Por último, el sacerdote apaga las velas.
Al morir Isabel y ascender Jacobo I al trono, la rigidez religiosa conllevaría, a modo de correlación, un aumento de las supersticiones. El propio rey redactó una Demonología de la que en este libro se incluye un extracto tan riguroso como escalofriante. Hasta Shakespeare tomaría nota de las obsesiones de su monarca para ir sumergiendo la última etapa de su obra teatral en un torbellino de hechicerías, corrillos desdentados y atmósferas ominosas. ¿Estaban inspirando los auténticos casos de brujería a la ficción, o los implicados en aquellos juicios no hacían más que repetir los relatos oídos de abuelas y mercaderes? La descripción de estos procesos toma las trazas de un grabado medieval, demasiado fantástico como para ser cierto; tal vez no podía esperarse otra cosa de un panorama excesivamente detallista, capaz tanto de las demonologías como de El perfecto armazón para un huerto de lúpulo (1574), lo cual indica también bastantes cosas sobre nuestra época.
Las denuncias por brujería, con los juicios de Salem en cabeza, han inspirado una literatura morbosa encapuchada de fidelidad histórica, a la manera de Jeanette Winterson.
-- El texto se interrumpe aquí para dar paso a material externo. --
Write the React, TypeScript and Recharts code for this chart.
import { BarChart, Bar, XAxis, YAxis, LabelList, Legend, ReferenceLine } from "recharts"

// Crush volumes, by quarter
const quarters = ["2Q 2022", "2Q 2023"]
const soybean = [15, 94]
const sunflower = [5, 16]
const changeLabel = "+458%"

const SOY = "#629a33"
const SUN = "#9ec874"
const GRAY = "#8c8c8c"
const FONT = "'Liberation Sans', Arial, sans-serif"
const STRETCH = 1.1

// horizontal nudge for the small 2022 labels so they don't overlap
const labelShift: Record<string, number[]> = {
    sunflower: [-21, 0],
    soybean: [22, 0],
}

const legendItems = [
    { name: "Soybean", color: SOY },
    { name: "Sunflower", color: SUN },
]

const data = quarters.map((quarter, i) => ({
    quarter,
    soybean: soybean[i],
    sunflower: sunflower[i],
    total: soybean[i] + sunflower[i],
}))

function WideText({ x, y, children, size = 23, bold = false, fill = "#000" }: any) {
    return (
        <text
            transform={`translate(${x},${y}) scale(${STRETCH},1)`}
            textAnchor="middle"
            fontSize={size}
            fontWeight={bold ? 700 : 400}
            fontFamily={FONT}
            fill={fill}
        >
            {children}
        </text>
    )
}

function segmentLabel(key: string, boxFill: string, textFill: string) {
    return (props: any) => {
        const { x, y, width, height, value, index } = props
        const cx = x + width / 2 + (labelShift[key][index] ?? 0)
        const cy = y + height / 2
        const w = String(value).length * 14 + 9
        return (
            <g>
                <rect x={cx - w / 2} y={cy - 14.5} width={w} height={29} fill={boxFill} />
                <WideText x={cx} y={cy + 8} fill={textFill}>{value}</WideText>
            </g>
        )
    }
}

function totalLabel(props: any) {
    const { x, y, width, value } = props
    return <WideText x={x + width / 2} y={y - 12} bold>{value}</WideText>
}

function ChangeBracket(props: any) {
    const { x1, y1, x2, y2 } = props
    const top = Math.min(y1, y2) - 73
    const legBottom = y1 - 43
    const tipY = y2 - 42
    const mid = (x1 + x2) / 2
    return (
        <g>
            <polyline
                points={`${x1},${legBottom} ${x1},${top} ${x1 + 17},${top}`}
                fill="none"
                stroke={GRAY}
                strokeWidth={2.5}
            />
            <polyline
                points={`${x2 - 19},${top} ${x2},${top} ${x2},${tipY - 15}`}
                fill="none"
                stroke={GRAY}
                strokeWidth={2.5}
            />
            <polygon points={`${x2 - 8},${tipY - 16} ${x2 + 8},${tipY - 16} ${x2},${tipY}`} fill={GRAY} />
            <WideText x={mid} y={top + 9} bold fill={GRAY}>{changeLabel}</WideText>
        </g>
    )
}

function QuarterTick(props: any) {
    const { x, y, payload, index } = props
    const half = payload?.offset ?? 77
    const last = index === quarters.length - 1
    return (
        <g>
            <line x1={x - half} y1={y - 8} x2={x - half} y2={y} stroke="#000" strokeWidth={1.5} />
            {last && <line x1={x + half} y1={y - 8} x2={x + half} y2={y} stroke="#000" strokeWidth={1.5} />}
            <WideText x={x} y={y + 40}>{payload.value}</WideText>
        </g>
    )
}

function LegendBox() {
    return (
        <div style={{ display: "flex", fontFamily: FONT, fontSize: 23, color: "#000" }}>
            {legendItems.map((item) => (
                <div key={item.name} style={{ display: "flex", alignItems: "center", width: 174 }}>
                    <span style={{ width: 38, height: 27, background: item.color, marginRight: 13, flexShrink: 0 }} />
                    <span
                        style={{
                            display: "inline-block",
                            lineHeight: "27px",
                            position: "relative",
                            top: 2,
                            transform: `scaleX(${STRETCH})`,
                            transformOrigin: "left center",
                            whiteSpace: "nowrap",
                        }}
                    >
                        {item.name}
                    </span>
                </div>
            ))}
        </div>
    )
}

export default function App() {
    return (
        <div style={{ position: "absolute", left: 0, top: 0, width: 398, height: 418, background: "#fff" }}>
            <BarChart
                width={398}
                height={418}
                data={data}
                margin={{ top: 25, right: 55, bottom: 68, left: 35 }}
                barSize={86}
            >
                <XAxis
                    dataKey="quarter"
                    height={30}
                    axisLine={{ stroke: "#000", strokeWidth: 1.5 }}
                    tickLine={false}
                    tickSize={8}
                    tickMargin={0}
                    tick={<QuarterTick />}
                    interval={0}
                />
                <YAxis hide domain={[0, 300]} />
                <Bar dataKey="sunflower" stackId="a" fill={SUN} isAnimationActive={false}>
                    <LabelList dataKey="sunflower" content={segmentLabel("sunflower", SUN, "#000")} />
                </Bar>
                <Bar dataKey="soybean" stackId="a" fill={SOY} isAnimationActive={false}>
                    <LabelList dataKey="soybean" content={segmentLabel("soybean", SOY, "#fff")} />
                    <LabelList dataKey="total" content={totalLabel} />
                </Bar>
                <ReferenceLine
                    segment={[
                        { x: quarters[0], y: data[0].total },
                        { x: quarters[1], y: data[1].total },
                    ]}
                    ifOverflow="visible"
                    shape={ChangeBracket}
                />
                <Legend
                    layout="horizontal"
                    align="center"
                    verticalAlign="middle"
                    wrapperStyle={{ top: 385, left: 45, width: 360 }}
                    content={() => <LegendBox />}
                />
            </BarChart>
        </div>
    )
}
Quien toma el libro de Howe como referente para hacer ficción, suele caer en las trampas de una estética Tim Burton, cuando la lectura fiel impone una visión mucho más terrorífica, à la James Wan, en la que se confunden los límites de lo creíble y la enfermedad mental: niños testificando, llantos, sangrados y vómitos de alfileres en la sala, relatos de testigos que aseguran haber oído arañazos en las tablas de sus ventanas, recibir pellizcos en la oscuridad y sufrir contorsiones dignas de El Exorcista. Todo esto, que se lee como un cuento de Gógol o Poe, fue cotidiano y cierto en ese tiempo remoto que a su vez se mantiene demasiado cerca, como el cuervo que una vez picotea el cuerpo afecta también a la razón y el alma.